Unrequited Love and Sacrifice.

We often discuss about the need for sacrifice and compromise in romantic relationships. Are these two words interchangeable? Which of these is required in a romantic relationship? Does this also apply to unrequited love? According to the ideology of romance, love requires more sacrifices and less compromises. However, while love does lead to formation of a relationship, the situation changes once the relationship is formed. A relationship typically requires the opposite – fewer sacrifices and more compromises.

 “Sacrificing your happiness for the happiness of the one you love is by far the truest type of love.” Unknown

“A thing is not necessarily true because a man dies for it.” Oscar Wilde

So, in this context, unrequited love falls in the category of romance, unless it turns unrequited after the couple gets into a relationship. Hence, unrequited love requires more sacrifices and less compromises. This probably explains why unrequited lovers sacrifice the natural human instinct to belong, and just pursue someone who doesn’t reciprocate the feeling, or worse, doesn’t even know they exist.

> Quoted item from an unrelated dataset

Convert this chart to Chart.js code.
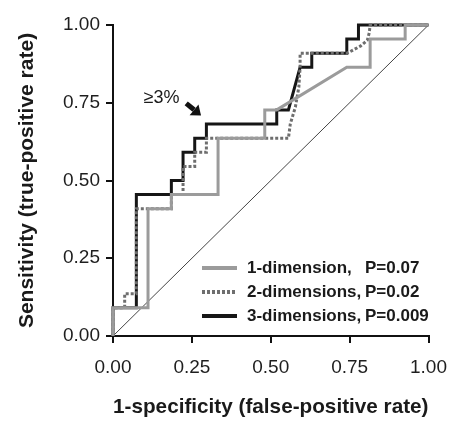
<!DOCTYPE html>
<html>
<head>
<meta charset="utf-8">
<script src="https://cdn.jsdelivr.net/npm/chart.js@4.4.1/dist/chart.umd.min.js"></script>
<style>
html,body{margin:0;padding:0;background:#fff}
#wrap{width:460px;height:424px}
</style>
</head>
<body>
<div id="wrap"><canvas id="c" width="460" height="424"></canvas></div>
<script>
// ---- data ----
const tickValues = [0, 0.25, 0.5, 0.75, 1];
const tickLabels = ['0.00', '0.25', '0.50', '0.75', '1.00'];
const seriesNames = ['1-dimension,', '2-dimensions,', '3-dimensions,'];
const pValues = ['P=0.07', 'P=0.02', 'P=0.009'];

const oneDimFpr = [0, 0, 0.111, 0.111, 0.185, 0.185, 0.333, 0.333, 0.481, 0.481, 0.519, 0.741, 0.815, 0.815, 0.926, 0.926, 1];
const oneDimTpr = [0, 0.091, 0.091, 0.409, 0.409, 0.455, 0.455, 0.636, 0.636, 0.727, 0.727, 0.864, 0.864, 0.955, 0.955, 1, 1];

const twoDimFpr = [0, 0, 0.037, 0.037, 0.074, 0.074, 0.185, 0.185, 0.222, 0.222, 0.259, 0.259, 0.296, 0.296, 0.556, 0.562, 0.578, 0.589, 0.593, 0.593, 0.741, 0.749, 0.784, 0.806, 0.812, 0.815, 1];
const twoDimTpr = [0, 0.091, 0.091, 0.136, 0.136, 0.409, 0.409, 0.455, 0.455, 0.545, 0.545, 0.591, 0.591, 0.636, 0.636, 0.682, 0.736, 0.8, 0.864, 0.909, 0.909, 0.913, 0.932, 0.951, 0.974, 1, 1];

const threeDimFpr = [0, 0, 0.074, 0.074, 0.185, 0.185, 0.222, 0.222, 0.259, 0.259, 0.296, 0.296, 0.519, 0.519, 0.556, 0.593, 0.630, 0.630, 0.741, 0.741, 0.778, 0.778, 1];
const threeDimTpr = [0, 0.091, 0.091, 0.455, 0.455, 0.5, 0.5, 0.591, 0.591, 0.636, 0.636, 0.682, 0.682, 0.727, 0.727, 0.864, 0.864, 0.909, 0.909, 0.955, 0.955, 1, 1];

const refFpr = [0, 1];
const refTpr = [0, 1];

const annotationText = '≥3%';

// ---- helpers ----
const FONT = "'Liberation Sans', Arial, Helvetica, sans-serif";
const pts = (xs, ys) => xs.map((x, i) => ({x: x, y: ys[i]}));

const annot = {tx: 0.154, ty: 0.764, ax0: 0.232, ay0: 0.748, ax1: 0.279, ay1: 0.709};

const rocLegend = {
  id: 'rocLegend',
  afterDatasetsDraw(chart) {
    const {ctx, chartArea: a, scales} = chart;
    ctx.save();
    // legend
    const x0 = a.left + 89, x1 = a.left + 124, tx = a.left + 134, px = a.left + 252;
    for (let i = 0; i < 3; i++) {
      const ds = chart.data.datasets[i];
      const y = a.bottom - 68 + i * 24;
      ctx.strokeStyle = ds.borderColor;
      ctx.lineWidth = 4;
      ctx.lineCap = 'butt';
      ctx.setLineDash(ds.borderDash || []);
      ctx.beginPath(); ctx.moveTo(x0, y); ctx.lineTo(x1, y); ctx.stroke();
      ctx.setLineDash([]);
      ctx.fillStyle = '#1a1a1a';
      ctx.font = 'bold 17px ' + FONT;
      ctx.textBaseline = 'middle';
      ctx.textAlign = 'left';
      ctx.fillText(seriesNames[i], tx, y);
      ctx.fillText(pValues[i], px, y);
    }
    // annotation text
    const xs = scales.x, ys = scales.y;
    ctx.font = '18px ' + FONT;
    ctx.textAlign = 'center';
    ctx.fillStyle = '#1a1a1a';
    ctx.fillText(annotationText, xs.getPixelForValue(annot.tx), ys.getPixelForValue(annot.ty));
    // arrow
    const sx = xs.getPixelForValue(annot.ax0), sy = ys.getPixelForValue(annot.ay0);
    const ex = xs.getPixelForValue(annot.ax1), ey = ys.getPixelForValue(annot.ay1);
    const ang = Math.atan2(ey - sy, ex - sx);
    const headLen = 9, headW = 7;
    const bx = ex - headLen * Math.cos(ang), by = ey - headLen * Math.sin(ang);
    ctx.strokeStyle = '#111';
    ctx.lineWidth = 5;
    ctx.beginPath(); ctx.moveTo(sx, sy); ctx.lineTo(bx, by); ctx.stroke();
    ctx.fillStyle = '#111';
    ctx.beginPath();
    ctx.moveTo(ex, ey);
    ctx.lineTo(bx + headW * Math.sin(ang), by - headW * Math.cos(ang));
    ctx.lineTo(bx - headW * Math.sin(ang), by + headW * Math.cos(ang));
    ctx.closePath(); ctx.fill();
    ctx.restore();
  }
};

const axisCommon = {
  type: 'linear',
  min: 0,
  max: 1,
  afterBuildTicks: s => { s.ticks = tickValues.map(v => ({value: v})); },
  grid: {drawOnChartArea: false, drawTicks: true, tickLength: 7, color: '#111', lineWidth: 2},
  border: {display: true, color: '#111', width: 2},
};

new Chart(document.getElementById('c'), {
  type: 'scatter',
  data: {
    datasets: [
      {label: seriesNames[0], data: pts(oneDimFpr, oneDimTpr), showLine: true, borderColor: '#9b9b9b', borderWidth: 3, pointRadius: 0, tension: 0, clip: 5, borderJoinStyle: 'miter'},
      {label: seriesNames[1], data: pts(twoDimFpr, twoDimTpr), showLine: true, borderColor: '#6e6e6e', borderWidth: 3, borderDash: [3, 2], pointRadius: 0, tension: 0, clip: 5, borderJoinStyle: 'miter'},
      {label: seriesNames[2], data: pts(threeDimFpr, threeDimTpr), showLine: true, borderColor: '#161616', borderWidth: 3, pointRadius: 0, tension: 0, clip: 5, borderJoinStyle: 'miter'},
      {label: 'ref', data: pts(refFpr, refTpr), showLine: true, borderColor: '#444', borderWidth: 1, pointRadius: 0, clip: 5}
    ]
  },
  options: {
    responsive: false,
    devicePixelRatio: 1,
    animation: false,
    layout: {autoPadding: false, padding: {left: 0, top: 25, right: 28, bottom: 0}},
    plugins: {legend: {display: false}, tooltip: {enabled: false}},
    scales: {
      x: Object.assign({}, axisCommon, {
        position: 'bottom',
        afterFit: s => { s.height = 88; },
        ticks: {padding: 13, color: '#1e1e1e', font: {family: FONT, size: 19}, callback: (v, i) => tickLabels[i]},
        title: {display: true, text: '1-specificity (false-positive rate)', color: '#1a1a1a', font: {family: FONT, size: 21, weight: 'bold'}, padding: {top: 0, bottom: 4}}
      }),
      y: Object.assign({}, axisCommon, {
        position: 'left',
        afterFit: s => { s.width = 113; },
        ticks: {padding: 6, color: '#1e1e1e', font: {family: FONT, size: 19}, callback: (v, i) => tickLabels[i]},
        title: {display: true, text: 'Sensitivity (true-positive rate)', color: '#1a1a1a', font: {family: FONT, size: 21, weight: 'bold'}, padding: {top: 15, bottom: 0}}
      })
    }
  },
  plugins: [rocLegend]
});
</script>
</body>
</html>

Sacrifice requires giving up something that we hold precious or important, in order to gain or maintain something, or for a worthy cause. Thus, we say that some lovers sacrifice their careers in following their beloved. On the other hand, compromise requires giving up the pursuit of a better prospect in order not to risk an existing situation. Even if the prospect is better and even considered feasible, the person decides not to pursue it, in the state of compromise. For example, compromising with an alcoholic spouse to save the marriage.

Sacrifice entails actual deeds and losses. The realm of sacrifice is in the actual realm; the realm of compromise is in the possible and imaginary realm. One cannot sacrifice in one’s mind what one does not have in reality. Sacrifices deal with actual and concrete actions. Like other actions, their consequences can be positive or negative but once completed, they are over and tend not to carry a significant emotional load.

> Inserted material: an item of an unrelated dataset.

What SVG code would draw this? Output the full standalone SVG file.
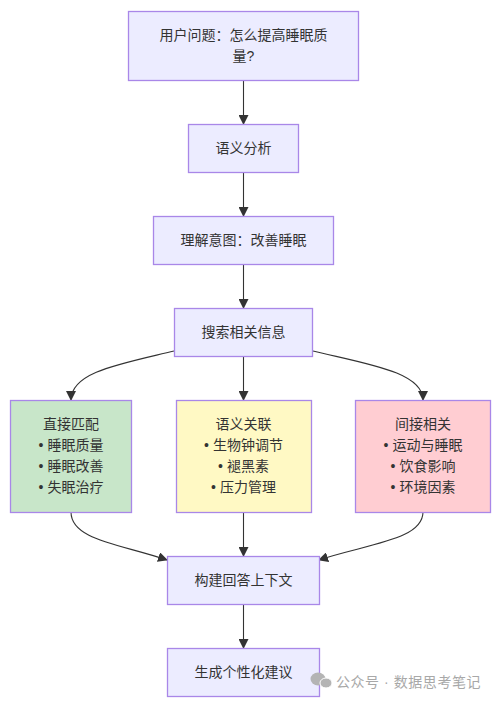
<svg xmlns="http://www.w3.org/2000/svg" width="504" height="703" viewBox="0 0 504 703">
<style>
text{font-family:"Liberation Sans","Noto Sans CJK SC",sans-serif;font-size:14px;fill:#333;text-anchor:middle}
.n{fill:#ececff;stroke:#a987e8;stroke-width:1.3}
.g{fill:#c8e6c9}.y{fill:#fff9c4}.p{fill:#ffcdd2}
.e{fill:none;stroke:#333;stroke-width:1.1}
.wm{font-size:14px;fill:#a8a8a8;text-anchor:start;letter-spacing:.55px}
</style>
<defs><marker id="a" markerUnits="userSpaceOnUse" markerWidth="10" markerHeight="10" refX="9" refY="5" orient="auto"><path d="M0 0L10 5L0 10z" fill="#333"/></marker></defs>
<rect width="504" height="703" fill="#fff"/>
<g id="edges">
<path class="e" marker-end="url(#a)" d="M243.500 80.500V124"/>
<path class="e" marker-end="url(#a)" d="M243.500 172.500V216"/>
<path class="e" marker-end="url(#a)" d="M243.500 264.500V308"/>
<path class="e" marker-end="url(#a)" d="M174 351C120 364 71 372 71 400"/>
<path class="e" marker-end="url(#a)" d="M243.500 356V400"/>
<path class="e" marker-end="url(#a)" d="M313 351C367 364 423 372 423 400"/>
<path class="e" marker-end="url(#a)" d="M71 512C71 540 120 544 167 560"/>
<path class="e" marker-end="url(#a)" d="M243.500 512V556"/>
<path class="e" marker-end="url(#a)" d="M423 512C423 540 367 544 319 560"/>
<path class="e" marker-end="url(#a)" d="M243.500 604V648"/>
</g>
<g id="n1"><rect class="n" x="128.500" y="11.500" width="230" height="69"/><text x="243.500" y="40">用户问题：怎么提高睡眠质</text><text x="243.500" y="61">量?</text></g>
<g id="n2"><rect class="n" x="188.500" y="124.500" width="110" height="48"/><text x="243.500" y="153">语义分析</text></g>
<g id="n3"><rect class="n" x="153.500" y="216.500" width="180" height="48"/><text x="243.500" y="245">理解意图：改善睡眠</text></g>
<g id="n4"><rect class="n" x="174.500" y="308.500" width="138" height="48"/><text x="243.500" y="337">搜索相关信息</text></g>
<g id="n5"><rect class="n g" x="10.500" y="400.500" width="121" height="112"/><text x="71" y="429">直接匹配</text><text x="71" y="450">•  睡眠质量</text><text x="71" y="471">•  睡眠改善</text><text x="71" y="492">•  失眠治疗</text></g>
<g id="n6"><rect class="n y" x="176.500" y="400.500" width="135" height="112"/><text x="243.500" y="429">语义关联</text><text x="243.500" y="450">•  生物钟调节</text><text x="243.500" y="471">•  褪黑素</text><text x="243.500" y="492">•  压力管理</text></g>
<g id="n7"><rect class="n p" x="355.500" y="400.500" width="135" height="112"/><text x="423" y="429">间接相关</text><text x="423" y="450">•  运动与睡眠</text><text x="423" y="471">•  饮食影响</text><text x="423" y="492">•  环境因素</text></g>
<g id="n8"><rect class="n" x="167.500" y="556.500" width="152" height="48"/><text x="243.500" y="585">构建回答上下文</text></g>
<g id="n9"><rect class="n" x="167.500" y="648.500" width="152" height="48"/><text x="243.500" y="677">生成个性化建议</text></g>
<g id="watermark"><ellipse cx="318" cy="679" rx="7.500" ry="6.500" fill="#b4b4b4"/><ellipse cx="326" cy="683" rx="6" ry="5" fill="#b4b4b4" stroke="#fff" stroke-width="1"/><text class="wm" x="336" y="687">公众号 · 数据思考笔记</text></g>
</svg>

Compromises are loaded with intense emotional aspects and are harder to bear, as they involve unfinished business that could alter the existing situation. Compromise typically entails inaction and possible losses, which are constantly reconsidered in our minds.

At times, you wish you could go back in time and just tell yourself to make some compromise. Maybe you could have convinced yourself to make some amendments to your notions of love. Perhaps, if you changed who you were and what you wanted out of life, you could have chosen a better person to fall in love with, instead of choosing unattainable love. Or maybe, if you changed who you were, you wouldn’t have remained the person you fell in love with in the first place. This kind of thoughts could keep you up at night. These ideas continue to wrack your brain because while on the outside, you may look like you’re fine, deep down, you’re not. You will be okay eventually, just know that.

Once you have decided to move out of a relationship, while going through separation in unrequited love, it is important to be compassionate. Be true to what you feel and be kind to what the other feels. I have written about this in my blog Moving On in Unrequited Love. Be willing to compromise or let go of all that is important – assets, relationships, custodies, etc. In the long run, you will see that everything can be recovered with time; yes, even relationships. If you are going to lose a friend, because of your one-way feelings, so be it. Once you have got your feelings under control, you can always try to be friends again. Money, assets, children, everything will fall into place, with time.

It is important to recognise when a stage of life or a relationship is over and let go. Consider it as retiring well in order to live well. Do not make your life a holding action, but a process. It requires leaving what’s over, without denying its validity or its importance in our past lives. We need to understand that, at times, love is not enough after all. Different life, dreams and ambitions lead to difficult relationships, even if you loved each other and thought that love would be enough to make things work despite the differences.